- _OBJECTIVE_:
Output the records exactly as they appear, with no pictures included.

- _Code that draws figures_:

------------------------------------------------------------------------

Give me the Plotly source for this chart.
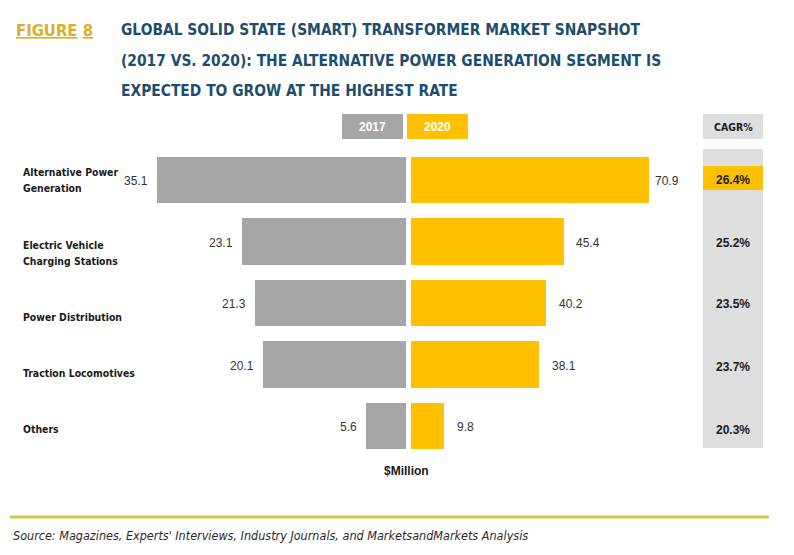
import plotly.graph_objects as go

# ---------------- data ----------------
categories = ["Alternative Power Generation", "Electric Vehicle Charging Stations",
              "Power Distribution", "Traction Locomotives", "Others"]
category_labels = ["Alternative Power<br>Generation", "Electric Vehicle<br>Charging Stations",
                   "Power Distribution", "Traction Locomotives", "Others"]
values_2017 = [35.1, 23.1, 21.3, 20.1, 5.6]
values_2020 = [70.9, 45.4, 40.2, 38.1, 9.8]
cagr = [26.4, 25.2, 23.5, 23.7, 20.3]
year_labels = ["2017", "2020"]

# ---------------- style ----------------
W, H = 794, 555
GRAY = "#a6a6a6"
YELLOW = "#ffc000"
LIGHT = "#dedede"
TITLE_COLOR = "#1d4e6d"
GOLD = "#dcae2b"
NARROW = "DejaVu Sans Condensed, Liberation Sans Narrow, Arial Narrow, sans-serif"
SANS = "Liberation Sans, Arial, sans-serif"

def px_x(p):
    return p / W

def px_y(p):
    return 1 - p / H

# vertical layout of rows (pixels)
row_top, row_step = 149.25, 61.5
y_domain = [px_y(row_top + 5 * row_step), px_y(row_top)]

left_px = (140, 406)
right_px = (411, 700)
left_scale = 7.09   # px per unit
right_scale = 3.36

fig = go.Figure()
fig.add_trace(go.Bar(y=categories, x=values_2017, orientation="h", xaxis="x", yaxis="y",
                     marker=dict(color=GRAY, line=dict(width=0)), width=0.756,
                     name=year_labels[0], hoverinfo="x+y"))
fig.add_trace(go.Bar(y=categories, x=values_2020, orientation="h", xaxis="x2", yaxis="y",
                     marker=dict(color=YELLOW, line=dict(width=0)), width=0.756,
                     name=year_labels[1], hoverinfo="x+y"))

annotations = []
shapes = []

def ann(**kw):
    kw.setdefault("showarrow", False)
    kw.setdefault("xanchor", "center")
    kw.setdefault("yanchor", "middle")
    annotations.append(kw)

# value labels
for i, (c, v) in enumerate(zip(categories, values_2017)):
    ann(x=v, y=c, xref="x", yref="y", text=f"{v:.1f}", xanchor="right", xshift=-7, yshift=-1,
        font=dict(family=SANS, size=12, color="#333333"))
right_gaps = [4, 10, 11, 11, 11]
for i, (c, v) in enumerate(zip(categories, values_2020)):
    ann(x=v, y=c, xref="x2", yref="y", text=f"{v:.1f}", xanchor="left",
        xshift=right_gaps[i], yshift=-1,
        font=dict(family=SANS, size=12, color="#333333"))

# category labels (last line offset below row centre, line spacing in px)
last_line_shift = [7.7, 19.2, 13.7, 8.2, 3.0]
line_gap = 15.7
for i, (c, lab) in enumerate(zip(categories, category_labels)):
    lines = lab.split("<br>")
    n = len(lines)
    for j, line in enumerate(lines):
        down = last_line_shift[i] - (n - 1 - j) * line_gap
        ann(x=px_x(21), y=c, xref="paper", yref="y", text=f"<b>{line}</b>",
            xanchor="left", align="left", yshift=-down,
            font=dict(family=NARROW, size=10.4, color="#1a1a1a"))

# header boxes
hdr_y0, hdr_y1 = 114, 139
for (x0, x1, col, txt, tcol, fam, fs) in [
        (342, 403, GRAY, year_labels[0], "white", SANS, 12),
        (407, 468, YELLOW, year_labels[1], "white", SANS, 12),
        (703, 763, LIGHT, "CAGR%", "#1a1a1a", NARROW, 10.5)]:
    shapes.append(dict(type="rect", xref="paper", yref="paper",
                       x0=px_x(x0), x1=px_x(x1), y0=px_y(hdr_y1), y1=px_y(hdr_y0),
                       fillcolor=col, line=dict(width=0), layer="below"))
    ann(x=px_x((x0 + x1) / 2), y=px_y((hdr_y0 + hdr_y1) / 2), xref="paper", yref="paper",
        text=f"<b>{txt}</b>", font=dict(family=fam, size=fs, color=tcol))

# CAGR column
shapes.append(dict(type="rect", xref="paper", yref="paper",
                   x0=px_x(703), x1=px_x(763), y0=px_y(448), y1=px_y(149),
                   fillcolor=LIGHT, line=dict(width=0), layer="below"))
top_idx = max(range(len(cagr)), key=lambda k: cagr[k])
cy = row_top + (top_idx + 0.5) * row_step
shapes.append(dict(type="rect", xref="paper", yref="paper",
                   x0=px_x(703), x1=px_x(763), y0=px_y(cy + 10), y1=px_y(cy - 14),
                   fillcolor=YELLOW, line=dict(width=0), layer="below"))
cagr_shift = [0, -1, -1, -2.5, -4]
for i, (c, g) in enumerate(zip(categories, cagr)):
    ann(x=px_x(733), y=c, xref="paper", yref="y", text=f"<b>{g:.1f}%</b>",
        yshift=cagr_shift[i], font=dict(family=SANS, size=12, color="#1a1a1a"))

# unit label
ann(x=px_x(407), y=px_y(471), xref="paper", yref="paper", text="<b>$Million</b>",
    font=dict(family=SANS, size=12, color="#1a1a1a"))

# title
ann(x=px_x(14), y=px_y(31), xref="paper", yref="paper", xanchor="left",
    text="<b><u>FIGURE</u> <u>8</u></b>", font=dict(family=NARROW, size=16.5, color=GOLD))
title_lines = ["GLOBAL SOLID STATE (SMART) TRANSFORMER MARKET SNAPSHOT",
               "(2017 VS. 2020): THE ALTERNATIVE POWER GENERATION SEGMENT IS",
               "EXPECTED TO GROW AT THE HIGHEST RATE"]
for k, line in enumerate(title_lines):
    ann(x=px_x(119), y=px_y(30 + 30.5 * k), xref="paper", yref="paper", xanchor="left",
        text=f"<b>{line}</b>", font=dict(family=NARROW, size=15.4, color=TITLE_COLOR))

# footer
shapes.append(dict(type="line", xref="paper", yref="paper",
                   x0=px_x(10), x1=px_x(769), y0=px_y(517), y1=px_y(517),
                   line=dict(color="#d6c34a", width=3)))
ann(x=px_x(11), y=px_y(535), xref="paper", yref="paper", xanchor="left",
    text="<i>Source: Magazines, Experts' Interviews, Industry Journals, and MarketsandMarkets Analysis</i>",
    font=dict(family=NARROW, size=12.5, color="#2a2a2a"))

axis_hidden = dict(showgrid=False, zeroline=False, showticklabels=False, showline=False, ticks="")
fig.update_layout(
    width=W, height=H, margin=dict(l=0, r=0, t=0, b=0),
    paper_bgcolor="white", plot_bgcolor="white", showlegend=False,
    xaxis=dict(domain=[px_x(left_px[0]), px_x(left_px[1])],
               range=[(left_px[1] - left_px[0]) / left_scale, 0], anchor="y", **axis_hidden),
    xaxis2=dict(domain=[px_x(right_px[0]), px_x(right_px[1])],
                range=[0, (right_px[1] - right_px[0]) / right_scale], anchor="y", **axis_hidden),
    yaxis=dict(domain=y_domain, range=[4.5, -0.5], type="category", **axis_hidden),
    annotations=annotations, shapes=shapes, bargap=0,
)

fig.write_html("out.html")
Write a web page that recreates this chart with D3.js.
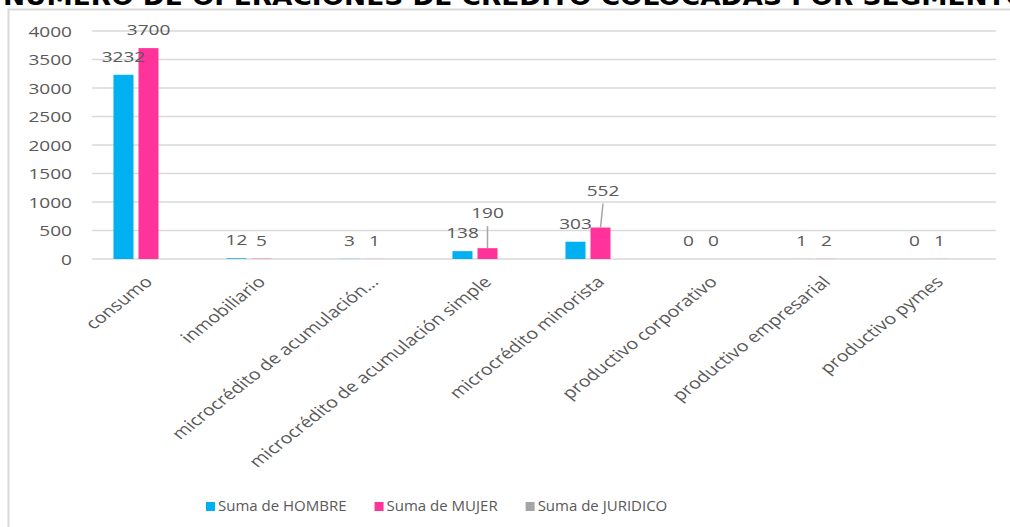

------------------------------------------------------------------------

- _ANSWER TO THIS TASK_:
Give me the Plotly source for this chart.
import plotly.graph_objects as go

# ---------------- data ----------------
categories = ["Alternative Power Generation", "Electric Vehicle Charging Stations",
              "Power Distribution", "Traction Locomotives", "Others"]
category_labels = ["Alternative Power<br>Generation", "Electric Vehicle<br>Charging Stations",
                   "Power Distribution", "Traction Locomotives", "Others"]
values_2017 = [35.1, 23.1, 21.3, 20.1, 5.6]
values_2020 = [70.9, 45.4, 40.2, 38.1, 9.8]
cagr = [26.4, 25.2, 23.5, 23.7, 20.3]
year_labels = ["2017", "2020"]

# ---------------- style ----------------
W, H = 794, 555
GRAY = "#a6a6a6"
YELLOW = "#ffc000"
LIGHT = "#dedede"
TITLE_COLOR = "#1d4e6d"
GOLD = "#dcae2b"
NARROW = "DejaVu Sans Condensed, Liberation Sans Narrow, Arial Narrow, sans-serif"
SANS = "Liberation Sans, Arial, sans-serif"

def px_x(p):
    return p / W

def px_y(p):
    return 1 - p / H

# vertical layout of rows (pixels)
row_top, row_step = 149.25, 61.5
y_domain = [px_y(row_top + 5 * row_step), px_y(row_top)]

left_px = (140, 406)
right_px = (411, 700)
left_scale = 7.09   # px per unit
right_scale = 3.36

fig = go.Figure()
fig.add_trace(go.Bar(y=categories, x=values_2017, orientation="h", xaxis="x", yaxis="y",
                     marker=dict(color=GRAY, line=dict(width=0)), width=0.756,
                     name=year_labels[0], hoverinfo="x+y"))
fig.add_trace(go.Bar(y=categories, x=values_2020, orientation="h", xaxis="x2", yaxis="y",
                     marker=dict(color=YELLOW, line=dict(width=0)), width=0.756,
                     name=year_labels[1], hoverinfo="x+y"))

annotations = []
shapes = []

def ann(**kw):
    kw.setdefault("showarrow", False)
    kw.setdefault("xanchor", "center")
    kw.setdefault("yanchor", "middle")
    annotations.append(kw)

# value labels
for i, (c, v) in enumerate(zip(categories, values_2017)):
    ann(x=v, y=c, xref="x", yref="y", text=f"{v:.1f}", xanchor="right", xshift=-7, yshift=-1,
        font=dict(family=SANS, size=12, color="#333333"))
right_gaps = [4, 10, 11, 11, 11]
for i, (c, v) in enumerate(zip(categories, values_2020)):
    ann(x=v, y=c, xref="x2", yref="y", text=f"{v:.1f}", xanchor="left",
        xshift=right_gaps[i], yshift=-1,
        font=dict(family=SANS, size=12, color="#333333"))

# category labels (last line offset below row centre, line spacing in px)
last_line_shift = [7.7, 19.2, 13.7, 8.2, 3.0]
line_gap = 15.7
for i, (c, lab) in enumerate(zip(categories, category_labels)):
    lines = lab.split("<br>")
    n = len(lines)
    for j, line in enumerate(lines):
        down = last_line_shift[i] - (n - 1 - j) * line_gap
        ann(x=px_x(21), y=c, xref="paper", yref="y", text=f"<b>{line}</b>",
            xanchor="left", align="left", yshift=-down,
            font=dict(family=NARROW, size=10.4, color="#1a1a1a"))

# header boxes
hdr_y0, hdr_y1 = 114, 139
for (x0, x1, col, txt, tcol, fam, fs) in [
        (342, 403, GRAY, year_labels[0], "white", SANS, 12),
        (407, 468, YELLOW, year_labels[1], "white", SANS, 12),
        (703, 763, LIGHT, "CAGR%", "#1a1a1a", NARROW, 10.5)]:
    shapes.append(dict(type="rect", xref="paper", yref="paper",
                       x0=px_x(x0), x1=px_x(x1), y0=px_y(hdr_y1), y1=px_y(hdr_y0),
                       fillcolor=col, line=dict(width=0), layer="below"))
    ann(x=px_x((x0 + x1) / 2), y=px_y((hdr_y0 + hdr_y1) / 2), xref="paper", yref="paper",
        text=f"<b>{txt}</b>", font=dict(family=fam, size=fs, color=tcol))

# CAGR column
shapes.append(dict(type="rect", xref="paper", yref="paper",
                   x0=px_x(703), x1=px_x(763), y0=px_y(448), y1=px_y(149),
                   fillcolor=LIGHT, line=dict(width=0), layer="below"))
top_idx = max(range(len(cagr)), key=lambda k: cagr[k])
cy = row_top + (top_idx + 0.5) * row_step
shapes.append(dict(type="rect", xref="paper", yref="paper",
                   x0=px_x(703), x1=px_x(763), y0=px_y(cy + 10), y1=px_y(cy - 14),
                   fillcolor=YELLOW, line=dict(width=0), layer="below"))
cagr_shift = [0, -1, -1, -2.5, -4]
for i, (c, g) in enumerate(zip(categories, cagr)):
    ann(x=px_x(733), y=c, xref="paper", yref="y", text=f"<b>{g:.1f}%</b>",
        yshift=cagr_shift[i], font=dict(family=SANS, size=12, color="#1a1a1a"))

# unit label
ann(x=px_x(407), y=px_y(471), xref="paper", yref="paper", text="<b>$Million</b>",
    font=dict(family=SANS, size=12, color="#1a1a1a"))

# title
ann(x=px_x(14), y=px_y(31), xref="paper", yref="paper", xanchor="left",
    text="<b><u>FIGURE</u> <u>8</u></b>", font=dict(family=NARROW, size=16.5, color=GOLD))
title_lines = ["GLOBAL SOLID STATE (SMART) TRANSFORMER MARKET SNAPSHOT",
               "(2017 VS. 2020): THE ALTERNATIVE POWER GENERATION SEGMENT IS",
               "EXPECTED TO GROW AT THE HIGHEST RATE"]
for k, line in enumerate(title_lines):
    ann(x=px_x(119), y=px_y(30 + 30.5 * k), xref="paper", yref="paper", xanchor="left",
        text=f"<b>{line}</b>", font=dict(family=NARROW, size=15.4, color=TITLE_COLOR))

# footer
shapes.append(dict(type="line", xref="paper", yref="paper",
                   x0=px_x(10), x1=px_x(769), y0=px_y(517), y1=px_y(517),
                   line=dict(color="#d6c34a", width=3)))
ann(x=px_x(11), y=px_y(535), xref="paper", yref="paper", xanchor="left",
    text="<i>Source: Magazines, Experts' Interviews, Industry Journals, and MarketsandMarkets Analysis</i>",
    font=dict(family=NARROW, size=12.5, color="#2a2a2a"))

axis_hidden = dict(showgrid=False, zeroline=False, showticklabels=False, showline=False, ticks="")
fig.update_layout(
    width=W, height=H, margin=dict(l=0, r=0, t=0, b=0),
    paper_bgcolor="white", plot_bgcolor="white", showlegend=False,
    xaxis=dict(domain=[px_x(left_px[0]), px_x(left_px[1])],
               range=[(left_px[1] - left_px[0]) / left_scale, 0], anchor="y", **axis_hidden),
    xaxis2=dict(domain=[px_x(right_px[0]), px_x(right_px[1])],
                range=[0, (right_px[1] - right_px[0]) / right_scale], anchor="y", **axis_hidden),
    yaxis=dict(domain=y_domain, range=[4.5, -0.5], type="category", **axis_hidden),
    annotations=annotations, shapes=shapes, bargap=0,
)

fig.write_html("out.html")
Write a web page that recreates this chart with D3.js.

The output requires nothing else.